Right, here’s something to strike fear into the hearts of those ‘sharks‘ hoarding oil off the coast of Great Britain.
The UK could be sitting on 60bn barrels of oil. Well, sort of.
From Wednesday’s Sun:
THE Falklands are on the brink of a massive oil boom that could boost Britain’s battered economy – 27 years after UK forces retook the islands from Argentina.
Margaret Thatcher was branded crazy when she sent a task force to kick out the South American invaders from the “worthless” lumps of land at a cost of 255 British lives.
But the damp, distant territory largely given over to sheep farming has now been dubbed Baa-rain after scientists estimated that up to 60 BILLION barrels of oil lie beneath its coastal waters.
Every drop will belong to the grateful Falkland Islanders, rescued by their mother country a generation ago.
But the fiercely patriotic population has vowed to repay its liberators when the massive revenues begin rolling in to the capital Port Stanley.
Of course, the most remarkable fact in today’s exclusive, other than the 60bn barrels claim, is this:
Sky-high oil prices now make it economical to extract the black gold and have sparked a £327million surge of investment from City speculators in the past month.
Yep, £327m to fund drilling campaigns that may not yield any commercial discoveries.
Here’s a recent note from Richard Rose of Oriel Securities which puts things nicely into perspective:
North Falklands basin
Although the drilling campaign in the North Falklands in 1998 demonstrated a working hydrocarbon system, there is still considerable exploration risk not least source and migration over large areas of the basin.
Prospect size is also an issue. The majority of the prospects in the North Falklands basin are of the order of 100-250mmb. In our view, given the remoteness of the province and lack of supply infrastructure and despite favourable fiscal terms, we would be surprised if individual discoveries of less than 75mmb would be commercialised, although 2 or more in close proximity may be progressed as a joint development.
The chance of success on the prospects varies between 8-27%. Whilst the previous drilling programme partially allayed the source risk, we still see the basin as frontier and would view individual prospect success at less than 20%, even after taking account of positive seismic and CSEM indications.
South Falklands basin
There has been no drilling in the Southern Falklands basins and therefore source, reservoir presence and quality and integrity of the proposed trapping mechanisms (majority of prospects are stratigraphic) are all key risks.

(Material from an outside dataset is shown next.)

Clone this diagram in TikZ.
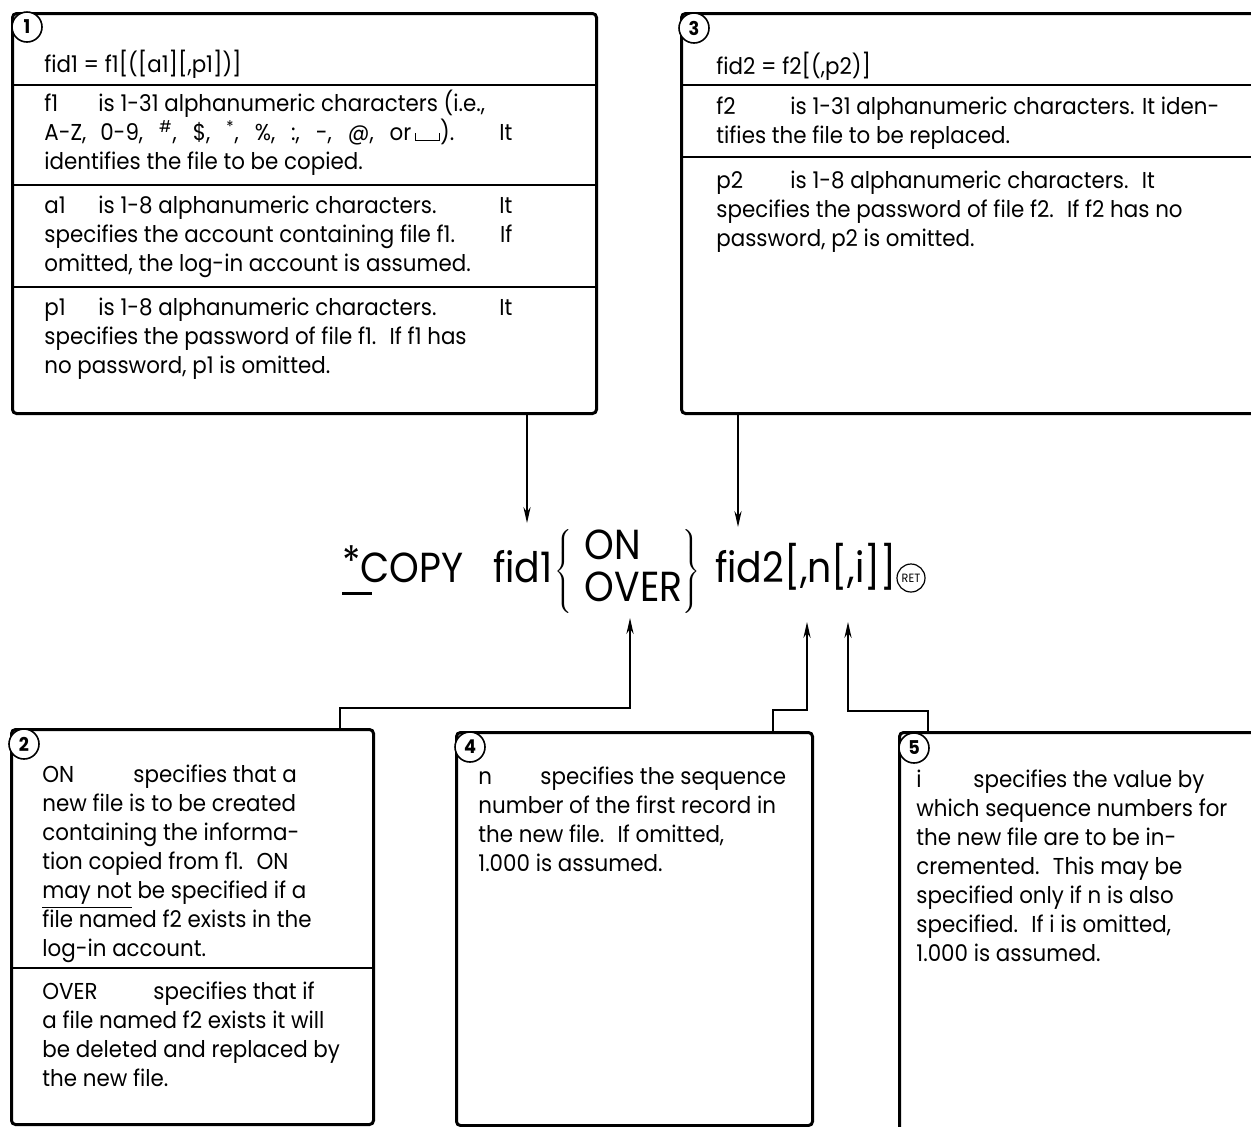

However, considerable work has been undertaken by Falklands Oil & Gas, partner BHP and Borders & Southern to de-risk the prospect inventory ahead of drilling including detailed seismic AVO analysis and CSEM surveys.
We have capped the chance of success on individual prospects at 15% but highlight that the potential upside is an order of magnitude higher than those in the North Falklands. Pre-drill reserve estimates of more than 1.0bnboe may seem “blue sky”, but the Cretaceous fan plays being targeted on prospects like Loligo are similar in structure and size to discoveries such as Jubilee and Tweneboa in Ghana and others being pursued along the West African transform margin play.
Drilling in the northern basin is expected to start in February once the Ocean Guardian drilling rig, which departed from the Cromarty Firth in Scotland last week, arrives. Rigs to drill in the deeper and more inhospitable southern basin won’t become available until late 2010 or early 2011.
Only then will we know if there’s 60bn barrels of oil in the 200-mile oil exploration zone around the islands.
In the meantime, Sun readers know what to do:
Better send some troops there to protect it just in case Argentina invade again.